**Task instructions:**
Below is some material; set it all down exactly, apart from the pictures.

**Data lines:**
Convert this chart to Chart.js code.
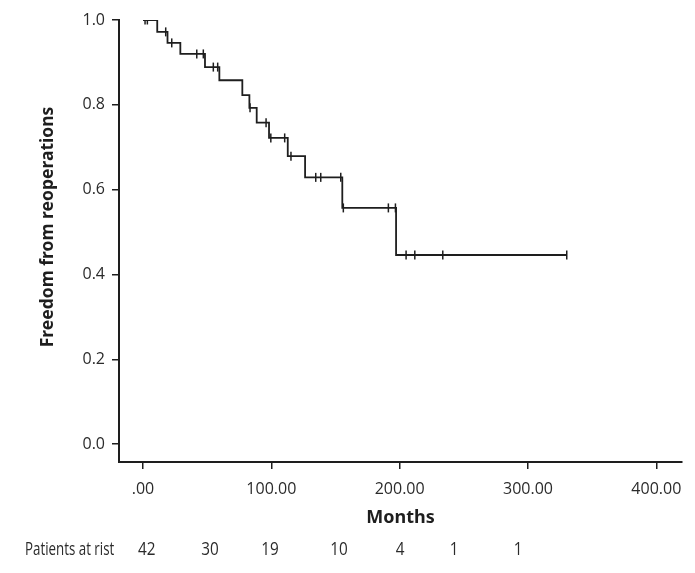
<!DOCTYPE html>
<html>
<head>
<meta charset="utf-8">
<script src="https://cdn.jsdelivr.net/npm/chart.js@4"></script>
<style>
  html, body { margin: 0; padding: 0; background: #fff; }
  #wrap { width: 695px; height: 573px; }
</style>
</head>
<body>
<div id="wrap"><canvas id="kmChart" width="695" height="573"></canvas></div>
<script>
// Kaplan-Meier: freedom from reoperation
const eventTimes = [0, 11.1, 19.1, 29.1, 48.3, 59.5, 77.4, 82.9, 88.6, 98.2, 112.8, 126.3, 155.3, 197.2, 330.2];
const survival   = [1.0, 0.972, 0.946, 0.920, 0.889, 0.858, 0.823, 0.793, 0.758, 0.722, 0.679, 0.629, 0.557, 0.446, 0.446];
const censorTimes = [1.6, 3.4, 17.7, 22.4, 41.9, 47.0, 54.8, 58.2, 83.4, 95.9, 99.6, 110.4, 115.3,
                     134.6, 138.5, 154.1, 156.1, 191.2, 196.7, 205.0, 211.8, 233.6, 330.2];
const xTicks = [0, 100, 200, 300, 400];
const yTicks = [0, 0.2, 0.4, 0.6, 0.8, 1.0];
const riskTimes = [2.9, 52.2, 99, 152.8, 200.3, 242.4, 292.3];
const riskCounts = [42, 30, 19, 10, 4, 1, 1];

const TXT = '#2b2b2b';
const AX = '#1e1e1e';
const sans = '"Open Sans", sans-serif';

// survival at time t (value of the step just reached)
function survAt(t) {
  let s = survival[0];
  for (let i = 0; i < eventTimes.length; i++) {
    if (eventTimes[i] <= t) s = survival[i];
  }
  return s;
}

const curve = eventTimes.map((t, i) => ({ x: t, y: survival[i] }));
const censored = censorTimes.map(t => ({ x: t, y: survAt(t) }));

// narrow text helper (reference font is condensed)
function narrowText(ctx, txt, x, y, sx) {
  ctx.save();
  ctx.translate(x, y);
  ctx.scale(sx, 1);
  ctx.fillText(txt, 0, 0);
  ctx.restore();
}

// y title + patients at risk row
const extras = {
  id: 'extras',
  afterDraw(chart) {
    const { ctx, scales } = chart;
    ctx.save();
    ctx.fillStyle = '#1e1e1e';
    ctx.font = 'bold 17.5px "Noto Sans", sans-serif';
    ctx.translate(48, 227);
    ctx.rotate(-Math.PI / 2);
    ctx.textAlign = 'center';
    ctx.textBaseline = 'middle';
    ctx.fillText('Freedom from reoperations', 0, 0);
    ctx.restore();

    ctx.save();
    ctx.fillStyle = TXT;
    ctx.font = '18px ' + sans;
    ctx.textBaseline = 'middle';
    ctx.textAlign = 'left';
    narrowText(ctx, 'Patients at rist', 25, 550, 0.74);
    ctx.textAlign = 'center';
    riskTimes.forEach((t, i) => {
      narrowText(ctx, String(riskCounts[i]), scales.x.getPixelForValue(t), 550, 0.85);
    });
    ctx.restore();
  }
};

new Chart(document.getElementById('kmChart'), {
  type: 'scatter',
  data: {
    datasets: [
      {
        type: 'line',
        data: curve,
        stepped: true,
        borderColor: AX,
        borderWidth: 1.8,
        pointRadius: 0,
        fill: false
      },
      {
        data: censored,
        pointStyle: 'line',
        rotation: 90,
        radius: 4.5,
        borderColor: AX,
        borderWidth: 1.5,
        backgroundColor: AX
      }
    ]
  },
  options: {
    responsive: false,
    animation: false,
    layout: { padding: { top: 20, right: 13, left: 0, bottom: 0 } },
    plugins: { legend: { display: false }, tooltip: { enabled: false } },
    scales: {
      x: {
        type: 'linear',
        min: -18.7,
        max: 420,
        afterBuildTicks: s => { s.ticks = xTicks.map(v => ({ value: v })); },
        afterFit: s => { s.height = 111; },
        grid: { drawOnChartArea: false, drawTicks: true, tickLength: 7, color: AX, lineWidth: 1.5 },
        border: { color: AX, width: 2 },
        ticks: {
          color: TXT,
          padding: 11,
          font: { family: sans, size: 16 },
          callback: v => v === 0 ? '.00' : v.toFixed(2)
        },
        title: {
          display: true,
          text: 'Months',
          color: '#1e1e1e',
          font: { family: '"Noto Sans", sans-serif', size: 18, weight: 'bold' },
          padding: { top: 0, bottom: 44 }
        }
      },
      y: {
        min: -0.042,
        max: 1.0,
        afterBuildTicks: s => { s.ticks = yTicks.map(v => ({ value: v })); },
        afterFit: s => { s.width = 119; },
        grid: { drawOnChartArea: false, drawTicks: true, tickLength: 7, color: AX, lineWidth: 1.5 },
        border: { color: AX, width: 2 },
        ticks: {
          color: TXT,
          padding: 7,
          font: { family: sans, size: 16 },
          callback: v => v.toFixed(1)
        }
      }
    }
  },
  plugins: [extras]
});
</script>
</body>
</html>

**Solution for this exercise:**
Convert this chart to Chart.js code.
<!DOCTYPE html>
<html>
<head>
<meta charset="utf-8">
<script src="https://cdn.jsdelivr.net/npm/chart.js@4"></script>
<style>
  html, body { margin: 0; padding: 0; background: #fff; }
  #wrap { width: 695px; height: 573px; }
</style>
</head>
<body>
<div id="wrap"><canvas id="kmChart" width="695" height="573"></canvas></div>
<script>
// Kaplan-Meier: freedom from reoperation
const eventTimes = [0, 11.1, 19.1, 29.1, 48.3, 59.5, 77.4, 82.9, 88.6, 98.2, 112.8, 126.3, 155.3, 197.2, 330.2];
const survival   = [1.0, 0.972, 0.946, 0.920, 0.889, 0.858, 0.823, 0.793, 0.758, 0.722, 0.679, 0.629, 0.557, 0.446, 0.446];
const censorTimes = [1.6, 3.4, 17.7, 22.4, 41.9, 47.0, 54.8, 58.2, 83.4, 95.9, 99.6, 110.4, 115.3,
                     134.6, 138.5, 154.1, 156.1, 191.2, 196.7, 205.0, 211.8, 233.6, 330.2];
const xTicks = [0, 100, 200, 300, 400];
const yTicks = [0, 0.2, 0.4, 0.6, 0.8, 1.0];
const riskTimes = [2.9, 52.2, 99, 152.8, 200.3, 242.4, 292.3];
const riskCounts = [42, 30, 19, 10, 4, 1, 1];

const TXT = '#2b2b2b';
const AX = '#1e1e1e';
const sans = '"Open Sans", sans-serif';

// survival at time t (value of the step just reached)
function survAt(t) {
  let s = survival[0];
  for (let i = 0; i < eventTimes.length; i++) {
    if (eventTimes[i] <= t) s = survival[i];
  }
  return s;
}

const curve = eventTimes.map((t, i) => ({ x: t, y: survival[i] }));
const censored = censorTimes.map(t => ({ x: t, y: survAt(t) }));

// narrow text helper (reference font is condensed)
function narrowText(ctx, txt, x, y, sx) {
  ctx.save();
  ctx.translate(x, y);
  ctx.scale(sx, 1);
  ctx.fillText(txt, 0, 0);
  ctx.restore();
}

// y title + patients at risk row
const extras = {
  id: 'extras',
  afterDraw(chart) {
    const { ctx, scales } = chart;
    ctx.save();
    ctx.fillStyle = '#1e1e1e';
    ctx.font = 'bold 17.5px "Noto Sans", sans-serif';
    ctx.translate(48, 227);
    ctx.rotate(-Math.PI / 2);
    ctx.textAlign = 'center';
    ctx.textBaseline = 'middle';
    ctx.fillText('Freedom from reoperations', 0, 0);
    ctx.restore();

    ctx.save();
    ctx.fillStyle = TXT;
    ctx.font = '18px ' + sans;
    ctx.textBaseline = 'middle';
    ctx.textAlign = 'left';
    narrowText(ctx, 'Patients at rist', 25, 550, 0.74);
    ctx.textAlign = 'center';
    riskTimes.forEach((t, i) => {
      narrowText(ctx, String(riskCounts[i]), scales.x.getPixelForValue(t), 550, 0.85);
    });
    ctx.restore();
  }
};

new Chart(document.getElementById('kmChart'), {
  type: 'scatter',
  data: {
    datasets: [
      {
        type: 'line',
        data: curve,
        stepped: true,
        borderColor: AX,
        borderWidth: 1.8,
        pointRadius: 0,
        fill: false
      },
      {
        data: censored,
        pointStyle: 'line',
        rotation: 90,
        radius: 4.5,
        borderColor: AX,
        borderWidth: 1.5,
        backgroundColor: AX
      }
    ]
  },
  options: {
    responsive: false,
    animation: false,
    layout: { padding: { top: 20, right: 13, left: 0, bottom: 0 } },
    plugins: { legend: { display: false }, tooltip: { enabled: false } },
    scales: {
      x: {
        type: 'linear',
        min: -18.7,
        max: 420,
        afterBuildTicks: s => { s.ticks = xTicks.map(v => ({ value: v })); },
        afterFit: s => { s.height = 111; },
        grid: { drawOnChartArea: false, drawTicks: true, tickLength: 7, color: AX, lineWidth: 1.5 },
        border: { color: AX, width: 2 },
        ticks: {
          color: TXT,
          padding: 11,
          font: { family: sans, size: 16 },
          callback: v => v === 0 ? '.00' : v.toFixed(2)
        },
        title: {
          display: true,
          text: 'Months',
          color: '#1e1e1e',
          font: { family: '"Noto Sans", sans-serif', size: 18, weight: 'bold' },
          padding: { top: 0, bottom: 44 }
        }
      },
      y: {
        min: -0.042,
        max: 1.0,
        afterBuildTicks: s => { s.ticks = yTicks.map(v => ({ value: v })); },
        afterFit: s => { s.width = 119; },
        grid: { drawOnChartArea: false, drawTicks: true, tickLength: 7, color: AX, lineWidth: 1.5 },
        border: { color: AX, width: 2 },
        ticks: {
          color: TXT,
          padding: 7,
          font: { family: sans, size: 16 },
          callback: v => v.toFixed(1)
        }
      }
    }
  },
  plugins: [extras]
});
</script>
</body>
</html>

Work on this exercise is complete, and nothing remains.